Automatically selecting or combining appropriate tensor decomposition structures to accurately capture the low-rank properties inherent in data remains a significant challenge in the field. This work proposes an unsupervised tensor decomposition architecture search framework based on a Mixture-of-Experts mechanism, which for the first time enables dynamic and adaptive switching between single and hybrid decomposition structures. This approach overcomes the limitation of conventional methods that are confined to fixed families of factor interactions. Theoretically, the method provides approximation error bounds, and empirically, it demonstrates substantial improvements over state-of-the-art approaches on both synthetic and real-world datasets, thereby validating its effectiveness and generalization capability.

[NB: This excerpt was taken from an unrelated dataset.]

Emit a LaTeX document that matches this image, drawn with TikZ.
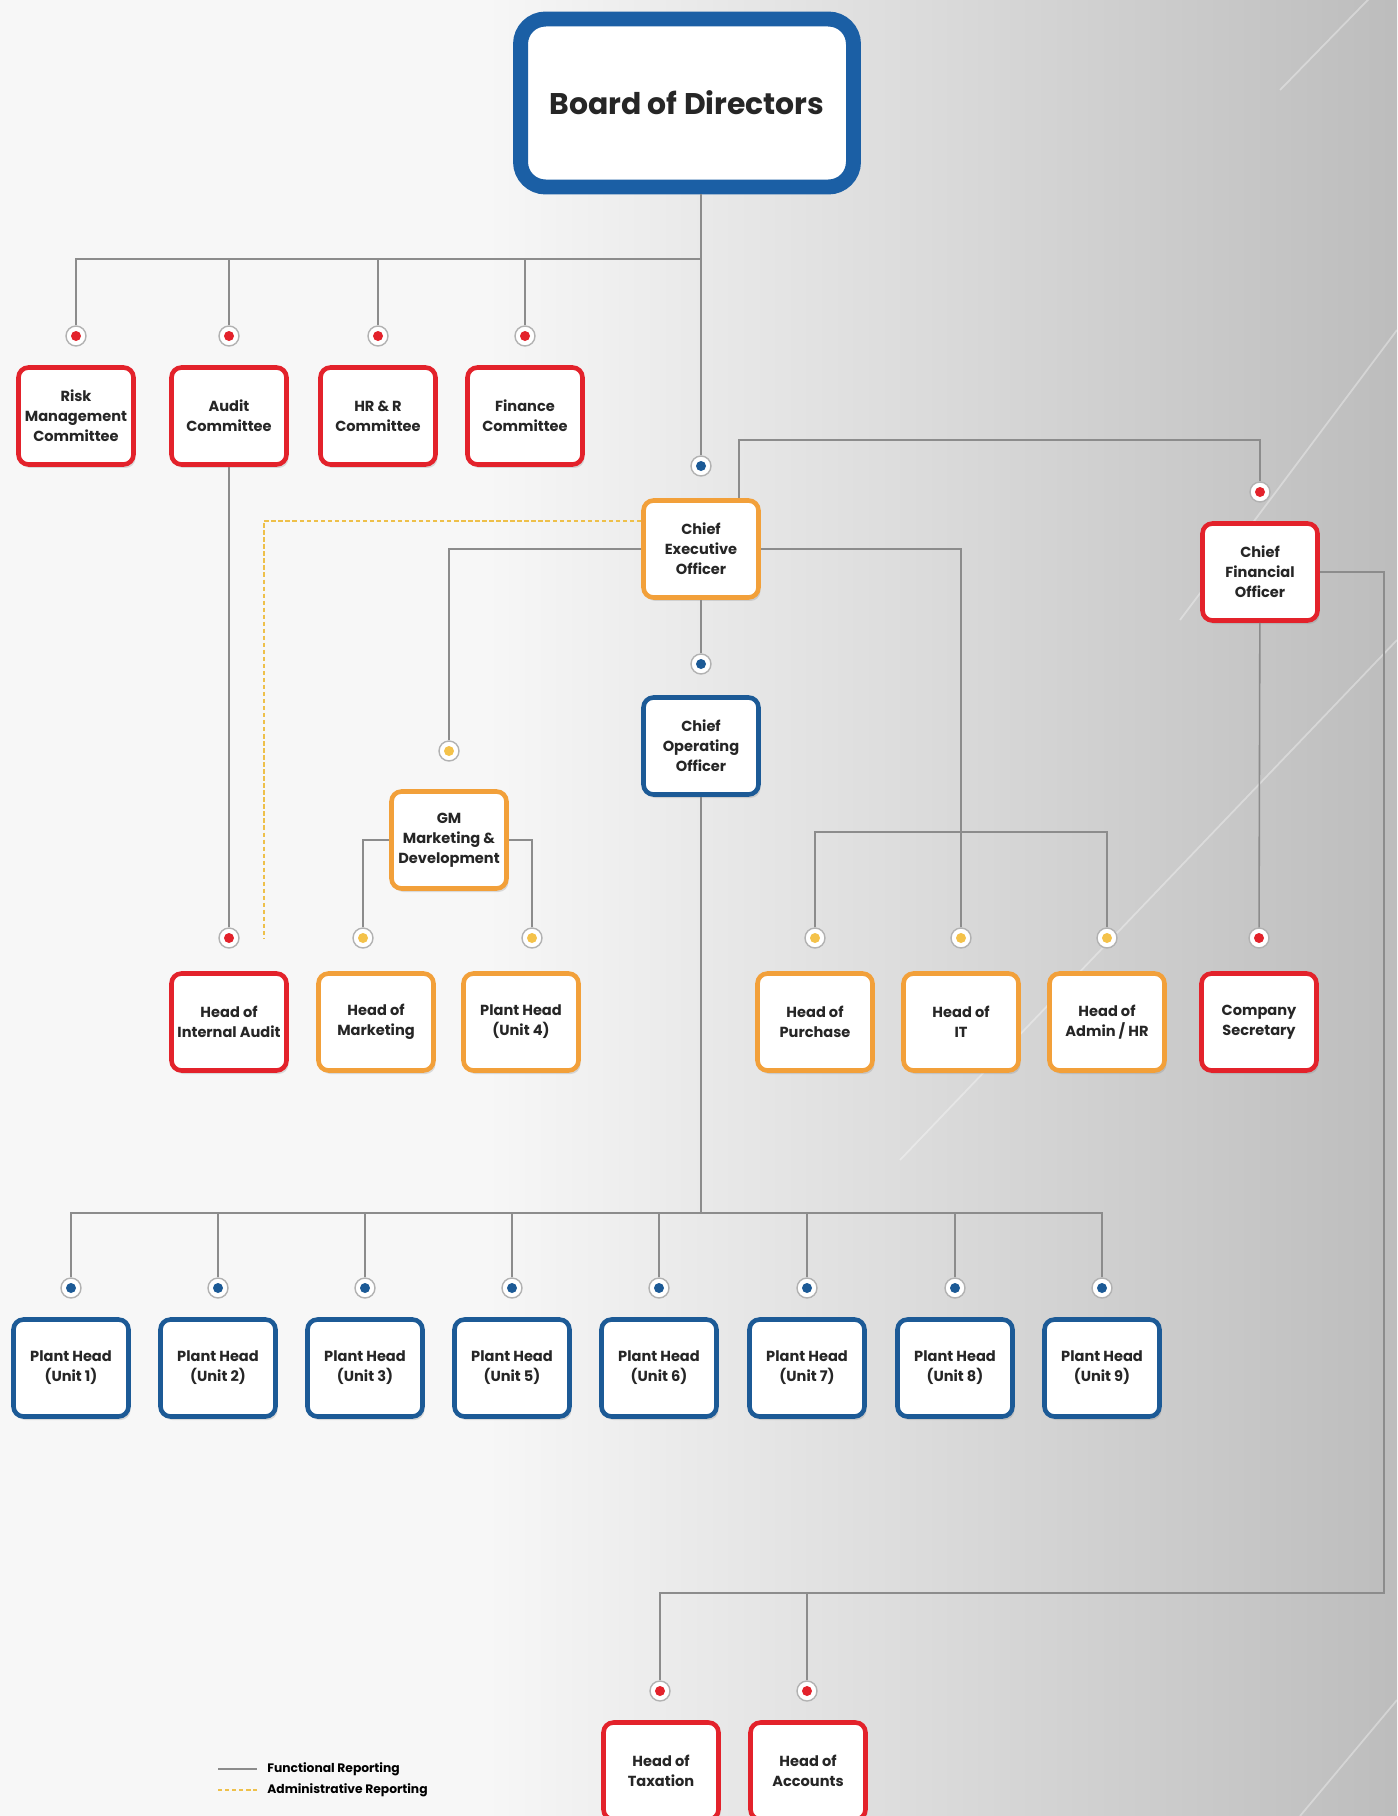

Recently, tensor decompositions continue to emerge and receive increasing attention. Selecting a suitable tensor decomposition to exactly capture the low-rank structures behind the data is at the heart of the tensor decomposition field, which remains a challenging and relatively under-explored problem. Current tensor decomposition structure search methods are still confined by a fixed factor-interaction family (e.g., tensor contraction) and cannot deliver the mixture of decompositions. To address this problem, we elaborately design a mixture-of-experts-based tensor decomposition structure search framework (termed as TenExp), which allows us to dynamically select and activate suitable tensor decompositions in an unsupervised fashion. This framework enjoys two unique advantages over the state-of-the-art tensor decomposition structure search methods. Firstly, TenExp can provide a suitable single decomposition beyond a fixed factor-interaction family. Secondly, TenExp can deliver a suitable mixture of decompositions beyond a single decomposition. Theoretically, we also provide the approximation error bound of TenExp, which reveals the approximation capability of TenExp. Extensive experiments on both synthetic and realistic datasets demonstrate the superiority of the proposed TenExp compared to the state-of-the-art tensor decomposition-based methods.